Starting with Euro 7 (or Euro VII for heavy-duty), the next phase of regulations in Europe for passenger cars and heavy-duty trucks, tailpipe limits on particulate emissions are expected to get tighter. Current regulations allow emissions of 600 billion particles per kilometer for cars or per kilowatt-hour of work done for trucks. Typically successive regulations reduce the limits on particulates and other and accordingly this limit could decrease in Euro 7.

But another change coming is that particles down to 10 nm will be counted and regulated, a change from the current cut-off of 23 nm, reflecting both the increasing awareness of health impact due to ultra-fine particles and also improved measurement capabilities.

The figure on the right shows extensive measurements done through a joint collaborative effort in Europe across a broad range of vehicles. The upper left quadrant shows the region where vehicles would pass Euro 6 but fail Euro 7 regulations due to excessive sub-23 nm particles. Clearly, these are not many, since adoption of filters already addresses the sub-23 nm particles very well. Still, this is an important step forward in ensuring that emission of some of the finest particles are greatly reduced.

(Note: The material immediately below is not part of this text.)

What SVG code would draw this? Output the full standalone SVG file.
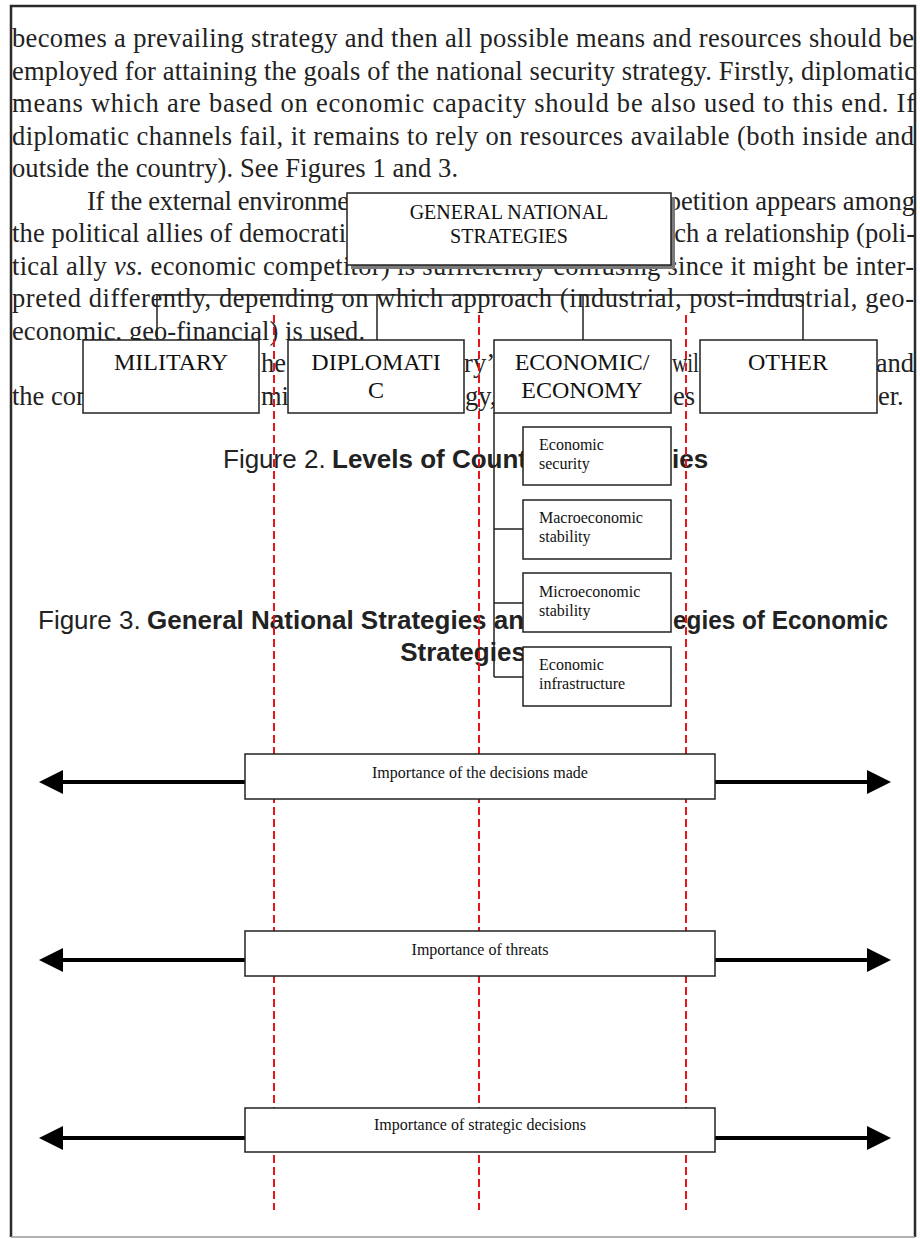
<svg xmlns="http://www.w3.org/2000/svg" width="920" height="1239" viewBox="0 0 920 1239">
<style>
.p{font-family:"Liberation Serif","Times New Roman",serif;font-size:26.5px;fill:#222}
.i{font-style:italic}
.box{fill:#fff;stroke:#222;stroke-width:1.5}
.lbl{font-family:"Liberation Serif","Times New Roman",serif;font-size:24px;fill:#111;text-anchor:middle}
.gl{font-family:"Liberation Serif","Times New Roman",serif;font-size:20px;fill:#111;text-anchor:middle}
.sub{font-family:"Liberation Serif","Times New Roman",serif;font-size:16px;fill:#111}
.cap{font-family:"Liberation Sans",Arial,sans-serif;font-size:26px;fill:#222}
.b{font-weight:bold}
.conn{stroke:#222;stroke-width:1.5;fill:none}
.guide{stroke:#e8141c;stroke-width:2;stroke-dasharray:8 4;fill:none}
.arrow{stroke:#000;stroke-width:4;fill:none;marker-end:url(#ah)}
.imp{font-family:"Liberation Serif","Times New Roman",serif;font-size:16px;fill:#111;text-anchor:middle}
</style>
<defs>
<marker id="ah" viewBox="0 0 24 24" refX="0" refY="12" markerWidth="24" markerHeight="24" markerUnits="userSpaceOnUse" orient="auto">
<path d="M0,0 L24,12 L0,24 z" fill="#000"/>
</marker>
</defs>
<rect x="0" y="0" width="920" height="1239" fill="#fff"/>

<g id="page-text">
<text class="p" x="12" y="47" textLength="902" lengthAdjust="spacing">becomes a prevailing strategy and then all possible means and resources should be</text>
<text class="p" x="12" y="79.5" textLength="904" lengthAdjust="spacing">employed for attaining the goals of the national security strategy. Firstly, diplomatic</text>
<text class="p" x="12" y="112" textLength="903" lengthAdjust="spacing">means which are based on economic capacity should be also used to this end. If</text>
<text class="p" x="12" y="144.5" textLength="902" lengthAdjust="spacing">diplomatic channels fail, it remains to rely on resources available (both inside and</text>
<text class="p" x="12" y="177" textLength="446" lengthAdjust="spacing">outside the country). See Figures 1 and 3.</text>
<text class="p" x="87" y="209.5" textLength="262" lengthAdjust="spacing">If the external environme</text>
<text class="p" x="915" y="209.5" text-anchor="end">petition appears among</text>
<text class="p" x="12" y="242" textLength="334" lengthAdjust="spacing">the political allies of democrati</text>
<text class="p" x="915" y="242" text-anchor="end">ch a relationship (poli-</text>
<text class="p" x="12" y="274.5" textLength="902" lengthAdjust="spacing">tical ally <tspan class="i">vs.</tspan> economic competitor) is sufficiently confusing since it might be inter-</text>
<text class="p" x="12" y="307" textLength="902" lengthAdjust="spacing">preted differently, depending on which approach (industrial, post-industrial, geo-</text>
<text class="p" x="12" y="339.5" textLength="353" lengthAdjust="spacing">economic, geo-financial) is used.</text>
<text class="p" x="261" y="372">he</text>
<text class="p" x="495" y="372" text-anchor="end">ry’</text>
<text class="p" x="672" y="372" textLength="27" lengthAdjust="spacingAndGlyphs">wil</text>
<text class="p" x="914" y="372" text-anchor="end">and</text>
<text class="p" x="12" y="404.5">the com</text>
<text class="p" x="261" y="404.5">mi</text>
<text class="p" x="465" y="404.5">gy,</text>
<text class="p" x="673" y="404.5">es</text>
<text class="p" x="878" y="404.5">er.</text>
</g>

<g id="captions">
<text class="cap" x="223" y="468">Figure 2.</text>
<text class="cap b" x="332" y="468">Levels of Count</text>
<text class="cap b" x="672" y="468">ies</text>
<text class="cap" x="38" y="629">Figure 3.</text>
<text class="cap b" x="147" y="629">General National Strategies an</text>
<text class="cap b" x="673" y="629" textLength="215" lengthAdjust="spacingAndGlyphs">egies of Economic</text>
<text class="cap b" x="463" y="661" text-anchor="middle">Strategies</text>
</g>

<g id="guides">
<line class="guide" x1="274" y1="315" x2="274" y2="1210"/>
<line class="guide" x1="479" y1="315" x2="479" y2="1210"/>
<line class="guide" x1="686" y1="315" x2="686" y2="1210"/>
</g>

<g id="connectors">
<path class="conn" d="M157,295 H803 M157,295 V340 M377,295 V340 M583,295 V340 M803,295 V340"/>
<path class="conn" d="M494,413 V677 M494,529 H523 M494,603 H523 M494,677 H523"/>
<line class="arrow" x1="245" y1="782" x2="63" y2="782"/>
<line class="arrow" x1="715" y1="782" x2="867" y2="782"/>
<line class="arrow" x1="245" y1="960" x2="63" y2="960"/>
<line class="arrow" x1="715" y1="960" x2="867" y2="960"/>
<line class="arrow" x1="245" y1="1138" x2="63" y2="1138"/>
<line class="arrow" x1="715" y1="1138" x2="867" y2="1138"/>
</g>

<g id="general">
<rect x="351" y="197" width="324" height="72" fill="#7a7a7a"/>
<rect class="box" x="347" y="193" width="324" height="72"/>
<text class="gl" x="509" y="219">GENERAL NATIONAL</text>
<text class="gl" x="509" y="243">STRATEGIES</text>
</g>

<g id="military">
<rect class="box" x="83" y="340" width="176" height="73"/>
<text class="lbl" x="171" y="370">MILITARY</text>
</g>
<g id="diplomatic">
<rect class="box" x="288" y="340" width="176" height="73"/>
<text class="lbl" x="376" y="370">DIPLOMATI</text>
<text class="lbl" x="376" y="398">C</text>
</g>
<g id="economic">
<rect class="box" x="494" y="340" width="177" height="73"/>
<text class="lbl" x="582" y="370">ECONOMIC/</text>
<text class="lbl" x="582" y="398">ECONOMY</text>
</g>
<g id="other">
<rect class="box" x="700" y="340" width="177" height="73"/>
<text class="lbl" x="788" y="370">OTHER</text>
</g>

<g id="economic-security">
<rect class="box" x="523" y="427" width="148" height="58"/>
<text class="sub" x="539" y="450">Economic</text>
<text class="sub" x="539" y="469">security</text>
</g>
<g id="macroeconomic-stability">
<rect class="box" x="523" y="500" width="148" height="59"/>
<text class="sub" x="539" y="523">Macroeconomic</text>
<text class="sub" x="539" y="542">stability</text>
</g>
<g id="microeconomic-stability">
<rect class="box" x="523" y="573" width="148" height="59"/>
<text class="sub" x="539" y="597">Microeconomic</text>
<text class="sub" x="539" y="616">stability</text>
</g>
<g id="economic-infrastructure">
<rect class="box" x="523" y="647" width="148" height="59"/>
<text class="sub" x="539" y="670">Economic</text>
<text class="sub" x="539" y="689">infrastructure</text>
</g>

<g id="decisions-made">
<rect class="box" x="245" y="754" width="470" height="45"/>
<text class="imp" x="480" y="778">Importance of the decisions made</text>
</g>
<g id="threats">
<rect class="box" x="245" y="931" width="470" height="45"/>
<text class="imp" x="480" y="955">Importance of threats</text>
</g>
<g id="strategic-decisions">
<rect class="box" x="245" y="1108" width="470" height="44"/>
<text class="imp" x="480" y="1130">Importance of strategic decisions</text>
</g>

<g id="page-border">
<path d="M11,1237 V6 H915 V1237" fill="none" stroke="#2a2a2a" stroke-width="2.5"/>
<line x1="11" y1="1237" x2="915" y2="1237" stroke="#9a9a9a" stroke-width="1.5"/>
</g>
</svg>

Adapted from Samaras, Z.C., Andersson, J., Bergmann, A., Hausberger, S. et al., “Measuring Automotive Exhaust Particles Down to 10 nm,” SAE Technical Paper 2020-01-2209, 2020

We are moving to cleaner fuels and electrons, do particulate emissions matter?

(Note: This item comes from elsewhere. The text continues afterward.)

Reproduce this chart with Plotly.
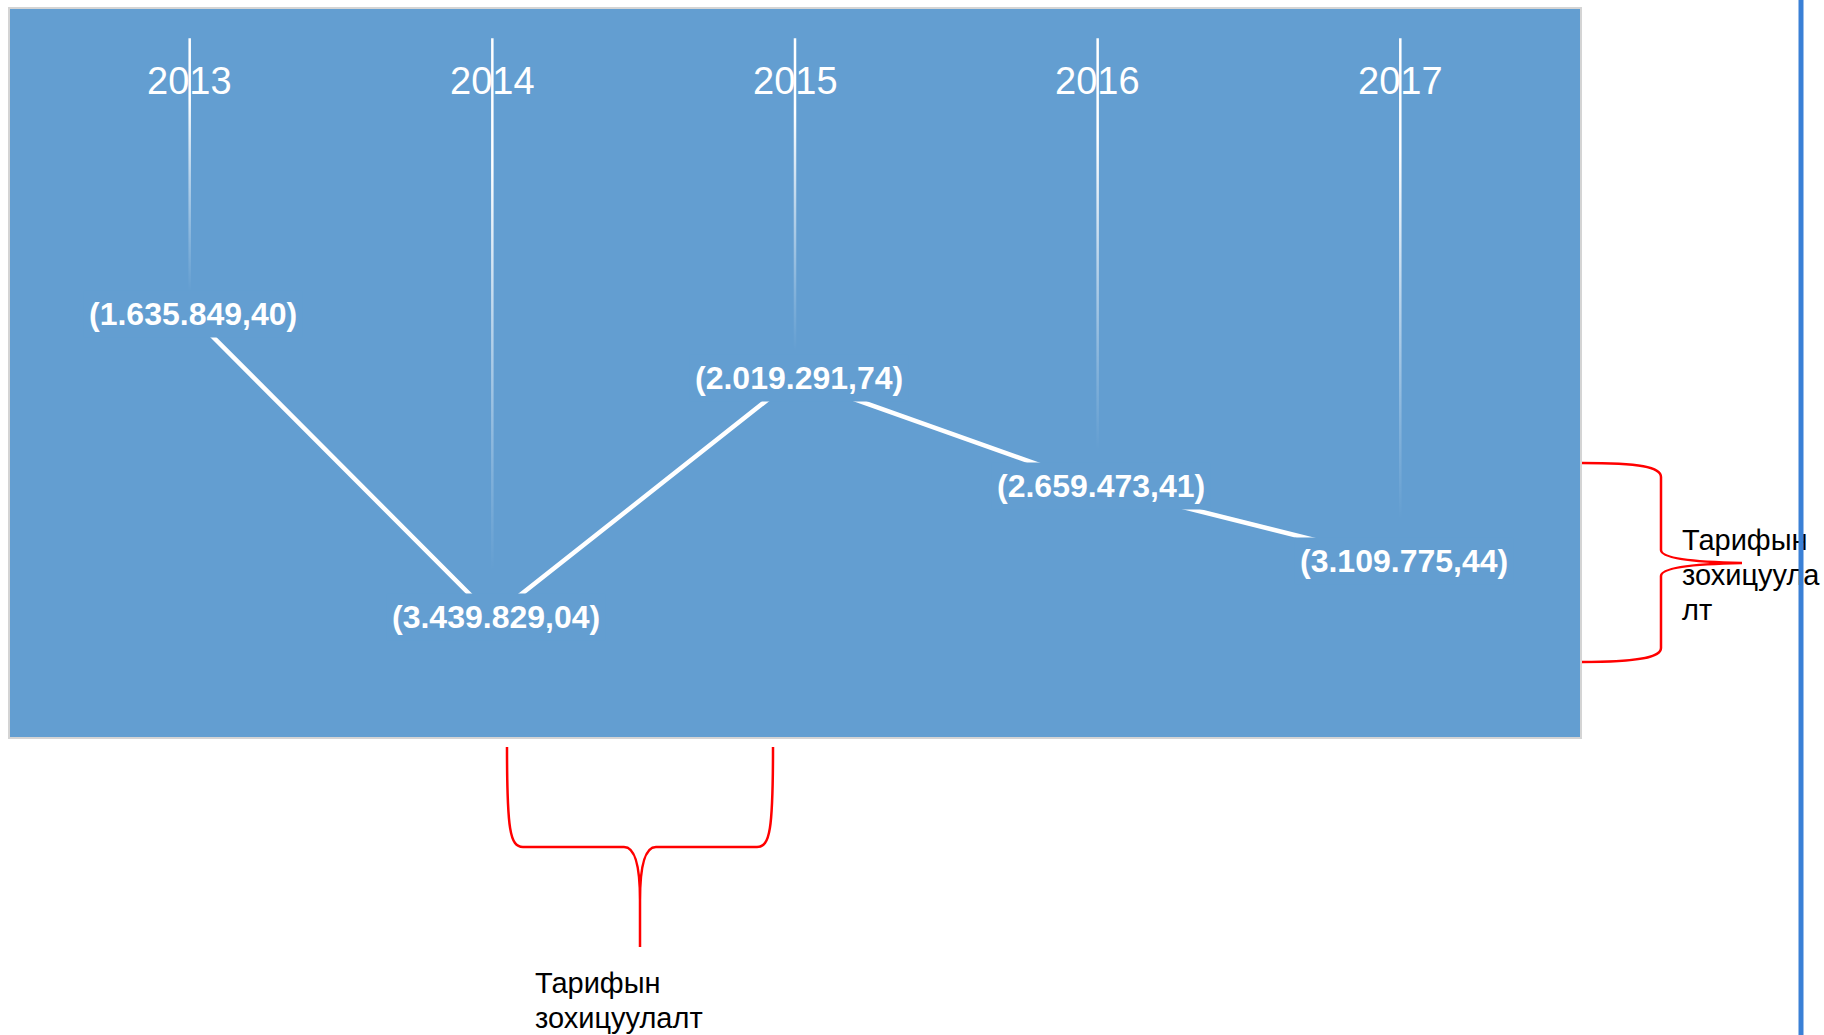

From Liu, X., Elgowainy, A., Vijaygopal, R., and Wang, M., “Well-to-Wheels Analysis of Zero-Emission Plug-In Battery Electric Vehicle Technology for Medium- and Heavy-Duty Trucks,”
Environ. Sci. Technol. 2021, 55, 1, 538–546.

https://pubs.acs.org/doi/10.1021/acs.est.0c02931

You know the answer to this one, they do.

Let’s address electrification first:

As we have argued in this article, the on-road fleet today is so large that it eclipses any improvements in the new vehicles sold. Just in the US, we expect 120,000 tons of particulates to be emitted by passenger cars alone. Electrification will help shave off some of these, but we really need filters on all vehicles to make a significant dent.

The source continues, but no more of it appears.